Imagine buying a slice of a skyscraper in Manhattan as easily as you’d buy a song online. Or transferring ownership of a villa with a digital key, no notary in sight. This isn’t science fiction—it’s the emerging reality of real estate transactions powered by blockchain and DAOs (Decentralized Autonomous Organizations).
It’s a world of immense promise and, honestly, a few significant pitfalls. Let’s pull back the curtain on what it really means to buy property this way.
What Are We Even Talking About? DAOs and Blockchain in Plain English
Before we dive in, let’s clear the air. A blockchain is essentially a shared, unchangeable digital ledger. Think of it as a communal spreadsheet that everyone can see but no single person can tamper with. It records transactions securely and transparently.
A DAO, or Decentralized Autonomous Organization, is like a club or a co-op that runs on rules encoded in blockchain. Instead of a CEO calling the shots, decisions are made collectively by members who hold tokens. In real estate, a DAO might own a building, and you’d own a piece of it by holding those tokens.
The Alluring Upside: Why This World is So Tempting
Democratizing a Giant Asset Class
This is the big one. Real estate has always been a game for those with deep pockets. But with a property DAO, you could own a fractional share of a commercial property or a luxury apartment for a few hundred dollars. It suddenly opens doors—or should we say, deeds—for a much wider audience.
Slashing the Red Tape (and Costs)
The traditional process is a marathon. Agents, brokers, lawyers, notaries, banks… it’s a whole ecosystem that takes time and a lot of money. Blockchain transactions can be peer-to-peer. They cut out many of these middlemen, potentially reducing fees and closing a deal in days instead of months.
Transparency You Can Actually Trust
Ever wonder about the true history of a property? On a blockchain, the entire provenance—every past owner, every lien, every transaction—is etched permanently into the record. It’s a level of clarity the current paper-based system can only dream of. This could virtually eliminate title fraud.
Liquidity in an Illiquid Market
Selling a house is a huge ordeal. But if your ownership is represented by a token? Well, you might be able to sell your share on a specialized exchange with a few clicks. This transforms real estate from a static, long-term anchor into a more flexible asset.
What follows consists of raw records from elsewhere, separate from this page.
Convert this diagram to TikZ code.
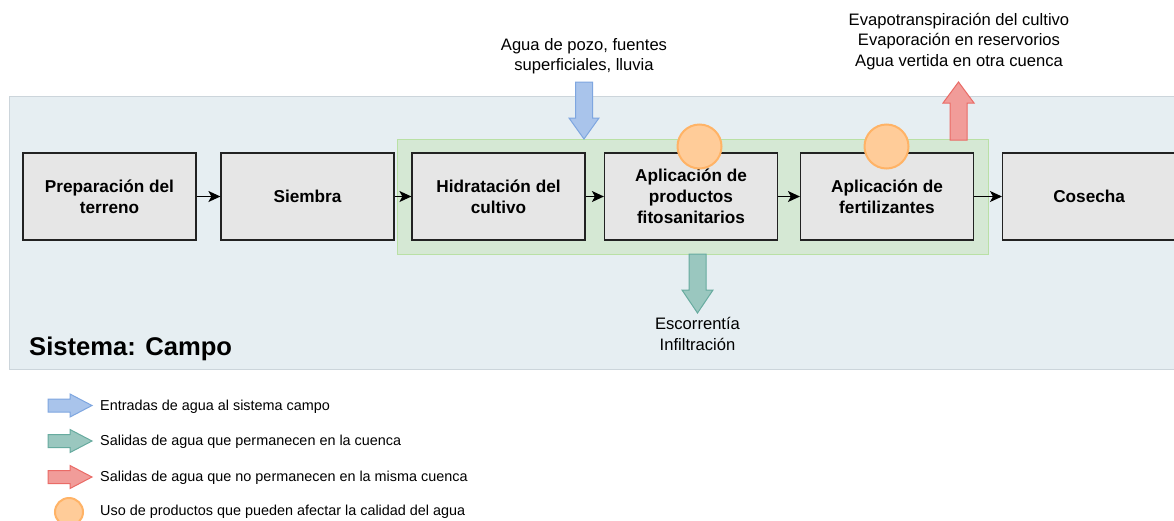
\documentclass[tikz,border=0pt]{standalone}
\usepackage{fontspec}
\setmainfont{Liberation Sans}
\usetikzlibrary{arrows.meta}
\definecolor{sysfill}{HTML}{E6EEF2}
\definecolor{sysdraw}{HTML}{CCD5DB}
\definecolor{grfill}{HTML}{D5E8D4}
\definecolor{grdraw}{HTML}{B9E0A5}
\definecolor{boxfill}{HTML}{E6E6E6}
\definecolor{boxdraw}{HTML}{222222}
\definecolor{orfill}{HTML}{FFCC99}
\definecolor{ordraw}{HTML}{FFB366}
\definecolor{bafill}{HTML}{A9C4EB}
\definecolor{badraw}{HTML}{7EA6E0}
\definecolor{gafill}{HTML}{9AC7BF}
\definecolor{gadraw}{HTML}{67AB9F}
\definecolor{rafill}{HTML}{F19C99}
\definecolor{radraw}{HTML}{EA6B66}
\tikzset{
  stepbox/.style={draw=boxdraw, fill=boxfill, line width=1.2pt, minimum width=173pt, minimum height=87pt, inner sep=0pt, align=center, font=\fontsize{17.2}{21}\selectfont\bfseries},
  flow/.style={-{Stealth[length=12pt,width=11pt,inset=3pt]}, line width=1.2pt, black},
  usecirc/.style={circle, draw=ordraw, fill=orfill, line width=2pt, minimum size=44pt, inner sep=0pt},
  lbl/.style={align=center, font=\fontsize{16.6}{20.5}\selectfont},
  leg/.style={anchor=west, font=\fontsize{14.4}{17}\selectfont, inner sep=0pt},
  blue arrow/.style={draw=badraw, fill=bafill, line width=1pt},
  green arrow/.style={draw=gadraw, fill=gafill, line width=1pt},
  red arrow/.style={draw=radraw, fill=rafill, line width=1pt},
}
\begin{document}
\begin{tikzpicture}[x=1pt,y=-1pt]
\useasboundingbox (0,0) rectangle (1174,520);
\fill[white] (0,0) rectangle (1174,520);
% system
\draw[draw=sysdraw, fill=sysfill, line width=1pt] (9,96) rectangle (1180,369);
\node[anchor=west, inner sep=0pt, font=\fontsize{25.6}{30}\selectfont\bfseries] (sys) at (29,349) {Sistema: Campo};
% green area
\draw[draw=grdraw, fill=grfill, line width=1pt] (397,139) rectangle (988,254);
% boxes
\node[stepbox] (b1) at (109.5,196.5) {Preparación del\\terreno};
\node[stepbox] (b2) at (307.5,196.5) {Siembra};
\node[stepbox] (b3) at (498.5,196.5) {Hidratación del\\cultivo};
\node[stepbox] (b4) at (691,196.5) {Aplicación de\\productos\\fitosanitarios};
\node[stepbox] (b5) at (887,196.5) {Aplicación de\\fertilizantes};
\node[stepbox, anchor=west] (b6) at (1002,196.5) {Cosecha};
\draw[flow] (b1) -- (b2);
\draw[flow] (b2) -- (b3);
\draw[flow] (b3) -- (b4);
\draw[flow] (b4) -- (b5);
\draw[flow] (b5) -- (b6);
% circles
\node[usecirc] (c1) at (699.5,146.5) {};
\node[usecirc] (c2) at (886.5,146.5) {};
% blue input arrow
\draw[blue arrow] (575.5,82) -- (592.5,82) -- (592.5,118) -- (599,118) -- (584,139) -- (569,118) -- (575.5,118) -- cycle;
\node[lbl] (inp) at (584,56) {Agua de pozo, fuentes\\superficiales, lluvia};
% red output arrow
\draw[red arrow] (950,140) -- (967,140) -- (967,103) -- (974,103) -- (958.5,82) -- (943,103) -- (950,103) -- cycle;
\node[lbl] (outr) at (959,41.5) {Evapotranspiración del cultivo\\Evaporación en reservorios\\Agua vertida en otra cuenca};
% green output arrow
\draw[green arrow] (689,254) -- (706,254) -- (706,290) -- (713,290) -- (697.5,313) -- (682,290) -- (689,290) -- cycle;
\node[lbl] (outg) at (697.5,334) {Escorrentía\\Infiltración};
% legend
\draw[blue arrow] (48,399) -- (70,399) -- (70,394) -- (92,405.5) -- (70,417) -- (70,412) -- (48,412) -- cycle;
\node[leg] (l1) at (100,407) {Entradas de agua al sistema campo};
\draw[green arrow] (48,434.5) -- (70,434.5) -- (70,429.5) -- (92,441) -- (70,452.5) -- (70,447.5) -- (48,447.5) -- cycle;
\node[leg] (l2) at (100,442) {Salidas de agua que permanecen en la cuenca};
\draw[red arrow] (48,470.5) -- (70,470.5) -- (70,465.5) -- (92,477) -- (70,488.5) -- (70,483.5) -- (48,483.5) -- cycle;
\node[leg] (l3) at (100,478) {Salidas de agua que no permanecen en la misma cuenca};
\node[usecirc, minimum size=28pt] (lc) at (69,512) {};
\node[leg] (l4) at (100,512) {Uso de productos que pueden afectar la calidad del agua};
\end{tikzpicture}
\end{document}
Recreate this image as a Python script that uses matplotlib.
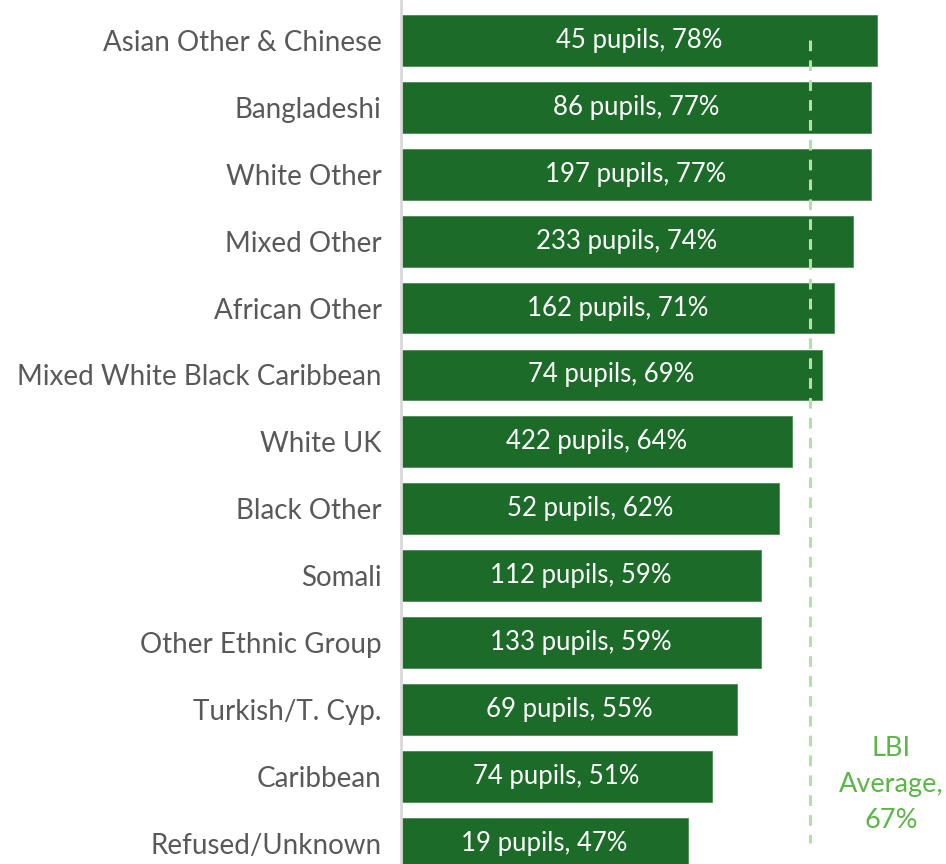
import matplotlib.pyplot as plt

# données
groupes = ["Asian Other & Chinese", "Bangladeshi", "White Other", "Mixed Other",
           "African Other", "Mixed White Black Caribbean", "White UK", "Black Other",
           "Somali", "Other Ethnic Group", "Turkish/T. Cyp.", "Caribbean", "Refused/Unknown"]
pourcentages = [78, 77, 77, 74, 71, 69, 64, 62, 59, 59, 55, 51, 47]
eleves = [45, 86, 197, 233, 162, 74, 422, 52, 112, 133, 69, 74, 19]
moyenne_lbi = 67

plt.rcParams['font.family'] = ['Lato', 'DejaVu Sans']

fig = plt.figure(figsize=(9.46, 8.64), dpi=100)
ax = fig.add_axes([401 / 946, 0, 1 - 401 / 946, 1])

y = list(range(len(groupes)))
ax.barh(y, pourcentages, height=0.76, color='#1c6b28', edgecolor='#4f8a58', linewidth=0.6, zorder=2)

for i, (p, n) in enumerate(zip(pourcentages, eleves)):
    ax.text(p / 2, i, f"{n} pupils, {p}%", color='white', fontsize=18.5,
            ha='center', va='center', zorder=4)

# ligne de la moyenne
ax.plot([moyenne_lbi, moyenne_lbi], [0, len(groupes) - 1], color='#b3e0aa',
        linestyle=(0, (3.5, 3)), linewidth=2.2, zorder=3)
ax.text(80.3, 11.12, "LBI\nAverage,\n67%", color='#5cb548', fontsize=19.5,
        ha='center', va='center', linespacing=1.55)

ax.set_xlim(0, 89.3)
ax.set_ylim(12.31, -0.605)
ax.set_yticks(y)
ax.set_yticklabels(groupes, fontsize=20, color='#595959')
ax.tick_params(axis='y', length=0, pad=14)
ax.set_xticks([])
for s in ['top', 'right', 'bottom']:
    ax.spines[s].set_visible(False)
ax.spines['left'].set_color('#d9d9d9')
ax.spines['left'].set_linewidth(2)

fig.savefig('out.png', dpi=100)
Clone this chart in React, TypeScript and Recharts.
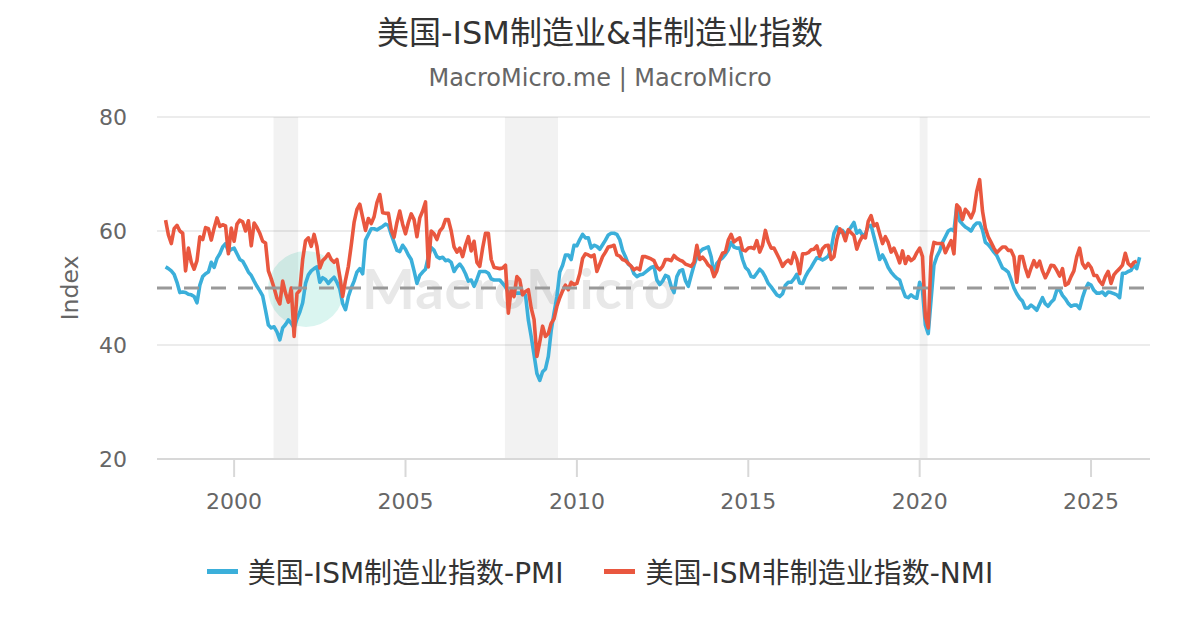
import React from 'react';
import {
  LineChart,
  Line,
  XAxis,
  YAxis,
  CartesianGrid,
  ReferenceLine,
  ReferenceArea,
  Legend,
} from 'recharts';

const FONT = "'DejaVu Sans', 'Noto Sans CJK SC', sans-serif";

const TITLE = '美国-ISM制造业&非制造业指数';
const SUBTITLE = 'MacroMicro.me | MacroMicro';
const PMI_NAME = '美国-ISM制造业指数-PMI';
const NMI_NAME = '美国-ISM非制造业指数-NMI';
const PMI_COLOR = '#3BAFDA';
const NMI_COLOR = '#E9573F';

const START_YEAR = 1998;

// Monthly values from Jan 1998
const pmiValues: number[] = [
  // 1998
  53.7, 53.4, 53.0, 52.4, 51.0, 49.2, 49.3, 49.2, 48.9, 48.8, 48.5, 47.4,
  // 1999
  50.5, 52.0, 52.5, 52.8, 54.5, 53.6, 55.2, 56.0, 57.2, 57.8, 56.4, 56.8,
  // 2000
  57.0, 56.0, 55.0, 54.7, 53.8, 52.8, 52.2, 51.2, 50.3, 49.5, 48.6, 46.1,
  // 2001
  43.5, 43.0, 43.2, 42.3, 40.9, 43.0, 43.6, 44.4, 43.8, 43.0, 44.6, 45.8,
  // 2002
  47.4, 50.8, 52.3, 53.0, 53.4, 53.7, 51.0, 51.8, 51.5, 50.8, 51.4, 51.9,
  // 2003
  51.0, 49.8, 47.3, 46.2, 48.5, 50.0, 51.2, 52.8, 53.4, 52.5, 58.4, 59.4,
  // 2004
  60.4, 60.4, 60.2, 60.5, 60.8, 61.2, 61.0, 59.4, 58.0, 56.6, 56.4, 57.5,
  // 2005
  56.8, 55.8, 55.0, 53.0, 50.8, 52.2, 52.8, 53.3, 55.5, 57.1, 56.6, 55.5,
  // 2006
  55.2, 55.4, 54.8, 54.9, 54.5, 52.9, 53.7, 54.2, 53.5, 52.5, 51.2, 51.4,
  // 2007
  50.3, 51.5, 52.9, 52.9, 52.9, 52.6, 51.6, 51.4, 51.4, 51.4, 50.8, 50.2,
  // 2008
  49.2, 48.8, 49.0, 49.1, 49.1, 49.0, 48.8, 44.4, 41.5, 38.3, 35.0, 33.8,
  // 2009
  35.3, 35.8, 38.0, 42.5, 45.6, 48.5, 52.8, 54.0, 55.8, 55.8, 55.0, 57.5,
  // 2010
  57.4, 58.5, 59.4, 58.8, 58.8, 57.0, 57.5, 57.3, 56.8, 57.6, 58.4, 59.3,
  // 2011
  59.6, 59.6, 59.4, 58.5, 56.6, 55.5, 54.2, 53.8, 52.5, 52.0, 52.3, 52.4,
  // 2012
  52.8, 53.2, 53.6, 53.8, 51.4, 50.6, 51.2, 52.2, 52.0, 50.3, 49.2, 52.0,
  // 2013
  53.0, 53.2, 51.3, 50.3, 52.2, 54.0, 55.5, 56.3, 56.8, 57.0, 57.2, 55.5,
  // 2014
  52.5, 54.3, 54.9, 55.3, 55.9, 56.7, 58.0, 57.2, 57.0, 57.0, 55.0, 53.6,
  // 2015
  53.1, 52.0, 51.9, 52.6, 53.3, 52.8, 51.9, 50.8, 50.2, 49.5, 48.8, 48.5,
  // 2016
  49.0, 50.5, 51.0, 51.0, 51.6, 52.4, 50.9, 50.8, 52.0, 52.9, 53.6, 54.5,
  // 2017
  55.3, 55.2, 54.9, 55.2, 55.6, 56.8, 59.6, 60.7, 59.7, 60.1, 59.4, 60.0,
  // 2018
  60.7, 61.5, 59.6, 60.1, 59.2, 59.5, 60.8, 61.0, 59.0, 57.0, 55.0, 55.8,
  // 2019
  54.8, 53.6, 52.8, 52.2, 51.7, 51.4, 49.8, 48.5, 48.3, 48.8, 48.4, 48.2,
  // 2020
  51.0, 49.5, 43.5, 42.0, 48.0, 54.0, 55.5, 56.5, 58.0, 59.0, 60.0, 60.3,
  // 2021
  60.0, 64.4, 61.8, 61.2, 60.7, 60.4, 60.0, 60.9, 61.4, 61.4, 60.2, 58.0,
  // 2022
  57.6, 57.0, 56.3, 55.7, 54.6, 53.5, 53.2, 52.8, 51.5, 50.0, 49.0, 48.2,
  // 2023
  47.7, 46.5, 46.5, 47.0, 46.6, 46.1, 47.2, 48.3, 47.2, 46.8, 47.5, 48.0,
  // 2024
  49.6, 49.7, 48.7, 48.1, 47.3, 46.8, 47.0, 47.0, 46.4, 48.3, 49.8, 50.8,
  // 2025
  50.5, 49.6, 49.1, 49.1, 49.3, 48.7, 49.3, 49.2, 49.0, 48.8, 48.3, 52.6,
  // 2026
  52.6, 52.9, 53.1, 54.0, 53.4, 55.4,
];

const nmiValues: number[] = [
  // 1998
  61.9, 59.3, 57.8, 60.4, 61.0, 60.0, 59.6, 53.0, 57.0, 54.5, 53.3, 54.8,
  // 1999
  59.0, 58.5, 60.6, 60.4, 58.4, 60.5, 62.3, 60.8, 61.1, 60.9, 56.0, 60.5,
  // 2000
  58.2, 61.2, 61.9, 61.6, 60.0, 61.8, 57.4, 61.4, 60.6, 59.6, 58.2, 57.9,
  // 2001
  53.0, 51.6, 50.0, 48.2, 47.2, 51.2, 49.1, 47.5, 50.0, 41.5, 49.0, 49.6,
  // 2002
  55.0, 58.3, 58.8, 57.3, 59.4, 57.3, 53.5, 54.8, 55.3, 56.0, 55.0, 54.5,
  // 2003
  55.0, 52.0, 48.5, 51.4, 53.8, 57.5, 61.5, 63.8, 64.7, 62.4, 60.1, 62.2,
  // 2004
  61.3, 62.5, 65.0, 66.4, 63.2, 63.1, 63.1, 60.2, 58.9, 61.5, 63.5, 61.2,
  // 2005
  59.5, 61.5, 63.0, 62.0, 59.0, 62.3, 63.5, 65.1, 53.7, 60.0, 59.5, 58.5,
  // 2006
  60.0, 60.6, 62.0, 62.0, 60.0, 57.2, 56.3, 57.0, 55.5, 57.5, 59.0, 56.5,
  // 2007
  58.2, 54.5, 53.8, 57.0, 59.6, 59.6, 55.0, 53.6, 53.5, 53.4, 53.5, 54.0,
  // 2008
  45.6, 49.7, 48.5, 52.0, 51.4, 48.8, 49.4, 49.7, 46.5, 44.5, 38.0, 40.5,
  // 2009
  43.3, 41.5, 42.0, 43.8, 44.6, 46.8, 48.3, 49.5, 50.5, 49.7, 51.0, 50.6,
  // 2010
  50.8, 52.5, 55.2, 56.0, 55.8, 55.5, 55.8, 52.9, 54.2, 55.5, 56.3, 57.2,
  // 2011
  57.3, 57.5, 55.8, 55.6, 55.0, 54.8, 54.3, 53.8, 53.2, 53.5, 53.2, 55.5,
  // 2012
  55.5, 55.3, 55.1, 54.8, 53.7, 53.2, 53.8, 55.0, 55.0, 54.8, 55.7, 55.2,
  // 2013
  54.9, 54.7, 54.2, 54.0, 53.8, 54.5, 57.5, 55.0, 55.4, 54.8, 54.0, 53.6,
  // 2014
  52.0, 53.0, 55.0, 56.1, 56.3, 58.4, 59.4, 58.1, 58.5, 58.8, 56.7, 56.5,
  // 2015
  57.0, 57.1, 56.9, 58.3, 56.3, 57.5, 60.1, 58.1, 57.0, 57.0, 56.0, 55.0,
  // 2016
  53.8, 54.5, 54.9, 54.3, 56.2, 55.0, 52.5, 56.0, 56.0, 56.2, 56.7, 56.8,
  // 2017
  57.4, 55.6, 56.9, 57.4, 57.5, 55.0, 55.5, 58.5, 60.4, 59.8, 58.3, 60.2,
  // 2018
  59.7, 59.2, 56.8, 58.2, 59.1, 58.8, 61.7, 62.7, 60.9, 61.3, 59.5, 57.8,
  // 2019
  59.0, 58.0, 56.3, 57.0, 55.8, 54.4, 56.5, 54.3, 55.5, 54.8, 55.2, 56.2,
  // 2020
  57.0, 55.5, 45.0, 43.0, 55.5, 58.0, 57.8, 57.8, 57.8, 56.2, 57.3, 58.3,
  // 2021
  56.0, 64.6, 64.0, 62.0, 63.8, 63.2, 62.3, 63.5, 67.0, 69.0, 63.5, 60.5,
  // 2022
  59.0, 58.0, 57.0, 56.2, 56.7, 57.2, 57.2, 56.6, 56.6, 55.5, 51.0, 55.5,
  // 2023
  55.5, 53.5, 52.0, 53.5, 54.8, 53.7, 54.7, 53.0, 51.8, 52.8, 54.0, 53.9,
  // 2024
  53.1, 52.1, 53.4, 50.5, 50.8, 52.0, 53.0, 55.5, 57.0, 54.3, 53.5, 54.3,
  // 2025
  53.6, 52.2, 52.2, 51.2, 50.6, 52.0, 52.9, 50.8, 52.3, 52.9, 53.4, 54.0,
  // 2026
  56.1, 54.3, 53.8, 54.5, 54.7,
];

// Recession periods (decimal years)
const recessionStarts = [2001.15, 2007.9, 2020.0];
const recessionEnds = [2001.87, 2009.45, 2020.23];

const xTicks = [2000, 2005, 2010, 2015, 2020, 2025];
const yTicks = [20, 40, 60, 80];
const X_DOMAIN: [number, number] = [1997.75, 2026.72];

const data = pmiValues.map((v, i) => ({
  t: START_YEAR + i / 12,
  pmi: v,
  nmi: i < nmiValues.length ? nmiValues[i] : null,
}));

const renderLegend = (props: any) => {
  const payload = props.payload || [];
  return (
    <div
      style={{
        display: 'flex',
        justifyContent: 'center',
        alignItems: 'center',
        fontFamily: FONT,
        fontSize: 28,
        color: '#333',
        gap: 41,
      }}
    >
      {payload.map((p: any) => (
        <div key={p.value} style={{ display: 'flex', alignItems: 'center' }}>
          <span
            style={{
              display: 'inline-block',
              width: 31,
              height: 5,
              background: p.color,
              marginRight: 10,
            }}
          />
          <span>{p.value}</span>
        </div>
      ))}
    </div>
  );
};

const YLabel = (props: any) => {
  const vb = props.viewBox || { x: 0, y: 0, width: 0, height: 0 };
  const cx = vb.x + 70;
  const cy = vb.y + vb.height / 2;
  return (
    <text
      x={cx}
      y={cy}
      transform={`rotate(-90 ${cx} ${cy})`}
      textAnchor="middle"
      dominantBaseline="central"
      fill="#666"
      fontSize={23.5}
      fontFamily={FONT}
    >
      Index
    </text>
  );
};

export default function App() {
  return (
    <div
      style={{
        position: 'absolute',
        left: 0,
        top: 0,
        width: 1200,
        height: 630,
        background: '#fff',
        overflow: 'hidden',
      }}
    >
      <div
        style={{
          position: 'absolute',
          top: 13,
          left: 0,
          width: 1200,
          textAlign: 'center',
          fontFamily: FONT,
          fontSize: 32,
          lineHeight: '40px',
          color: '#333',
        }}
      >
        {TITLE}
      </div>
      <div
        style={{
          position: 'absolute',
          top: 63,
          left: 0,
          width: 1200,
          textAlign: 'center',
          fontFamily: FONT,
          fontSize: 24,
          lineHeight: '30px',
          color: '#666',
        }}
      >
        {SUBTITLE}
      </div>
      {/* watermark */}
      <div
        style={{
          position: 'absolute',
          left: 268,
          top: 251,
          width: 76,
          height: 76,
          borderRadius: '50%',
          background: '#daf5f0',
        }}
      />
      <div
        style={{
          position: 'absolute',
          left: 362,
          top: 256,
          fontFamily: "'Lato', sans-serif",
          fontWeight: 700,
          fontSize: 56,
          lineHeight: '64px',
          color: '#e8e8e8',
          letterSpacing: 1,
        }}
      >
        MacroMicro
      </div>
      <div style={{ position: 'absolute', left: 0, top: 0 }}>
        <LineChart
          width={1200}
          height={630}
          data={data}
          margin={{ top: 117, right: 50, bottom: 131, left: 0 }}
        >
          {recessionStarts.map((s, i) => (
            <ReferenceArea
              key={`rec-${i}`}
              x1={s}
              x2={recessionEnds[i]}
              fill="#000"
              fillOpacity={0.05}
              stroke="none"
            />
          ))}
          <CartesianGrid
            horizontal
            vertical={false}
            stroke="#e6e6e6"
            strokeWidth={1.5}
          />
          <XAxis
            dataKey="t"
            type="number"
            domain={X_DOMAIN}
            ticks={xTicks}
            allowDataOverflow
            height={40}
            axisLine={{ stroke: '#d8d8d8', strokeWidth: 2 }}
            tickLine={{ stroke: '#d8d8d8', strokeWidth: 2 }}
            tickSize={18}
            tickMargin={16}
            tick={{ fill: '#666', fontSize: 22, fontFamily: FONT }}
            tickFormatter={(v: number) => String(Math.round(v))}
          />
          <YAxis
            type="number"
            domain={[20, 80]}
            ticks={yTicks}
            width={157}
            axisLine={false}
            tickLine={false}
            tickSize={0}
            tickMargin={30}
            tick={{ fill: '#666', fontSize: 22, fontFamily: FONT }}
            label={<YLabel />}
          />
          <Line
            type="linear"
            dataKey="pmi"
            name={PMI_NAME}
            stroke={PMI_COLOR}
            strokeWidth={3.6}
            dot={false}
            activeDot={false}
            isAnimationActive={false}
            strokeLinejoin="round"
          />
          <Line
            type="linear"
            dataKey="nmi"
            name={NMI_NAME}
            stroke={NMI_COLOR}
            strokeWidth={3.6}
            dot={false}
            activeDot={false}
            isAnimationActive={false}
            strokeLinejoin="round"
          />
          <ReferenceLine
            y={50}
            stroke="#999"
            strokeWidth={3}
            strokeDasharray="15 12"
          />
          <Legend
            layout="horizontal"
            verticalAlign="middle"
            align="center"
            content={renderLegend}
            wrapperStyle={{ top: 551, left: 0, width: 1200 }}
          />
        </LineChart>
      </div>
    </div>
  );
}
The Sobering Downsides: The Hurdles You Can’t Ignore
The Regulatory Wild West
Here’s the deal: most governments and legal systems have no framework for this. Is a token a security? Is a digital deed legally binding? The answers are murky at best. You could be pioneering a new frontier, but you might also be stepping into a legal minefield without a map.
The Tech Barrier and “Key” Catastrophes
To interact with these platforms, you need a crypto wallet, and that wallet is secured by a private key—a long, complex password. Lose that key? Forget it? There is no “Forgot Password” link. You could be permanently locked out of your own property, with zero recourse. That’s a terrifying thought.
Volatility and Valuation Headaches
The value of your property token is often tied to the wild swings of the cryptocurrency market. The actual building might be stable, but your investment could plummet because Bitcoin had a bad week. And how do you even accurately appraise a fractional digital asset? It’s a new and unsolved puzzle.
The Human Governance Problem
DAOs sound beautifully democratic. In practice, they can be messy. What happens when the DAO that owns your apartment building votes to paint the whole thing neon pink? Or can’t agree on essential repairs? Collective decision-making can be slow, contentious, and, at times, irrational.
DAO vs. Traditional Real Estate: A Side-by-Side Look
| Feature | DAO/Blockchain | Traditional |
| Accessibility | High (Fractional ownership) | Low (High capital required) |
| Transaction Speed | Potentially days | 30-90 days |
| Costs | Lower (fewer intermediaries) | High (agent, legal, bank fees) |
| Transparency | Very High (Immutable ledger) | Low (Opaque records) |
| Liquidity | Potentially High | Very Low |
| Regulatory Clarity | Low (Uncharted territory) | High (Established systems) |
| Ease of Use | Low (Technical knowledge needed) | Medium (Familiar process) |
| Security Risk | Losing private keys, smart contract bugs | Title fraud, paperwork errors |
So, Is This The Future or a Fad?
It’s hard to say for sure, but the genie is out of the bottle. The core ideas—democratization, efficiency, and transparency—are simply too powerful to disappear. They address real, aching pain points in the current system.
That said, we’re in the very early, clunky dial-up phase of this technology. The path forward won’t be about blockchain replacing the entire system overnight. It’s more likely we’ll see a slow merger—a hybrid model where blockchain handles the backend title work and record-keeping, making the traditional process safer and faster, while DAOs create new avenues for niche investment.
For now, buying a primary residence through a DAO is probably a step too far for most. The risks are just too high. But for the adventurous investor looking to diversify into fractional commercial real estate? It’s a fascinating, if volatile, new frontier. The landscape is shifting, and the very definition of what it means to “own” property is being rewritten, one block at a time.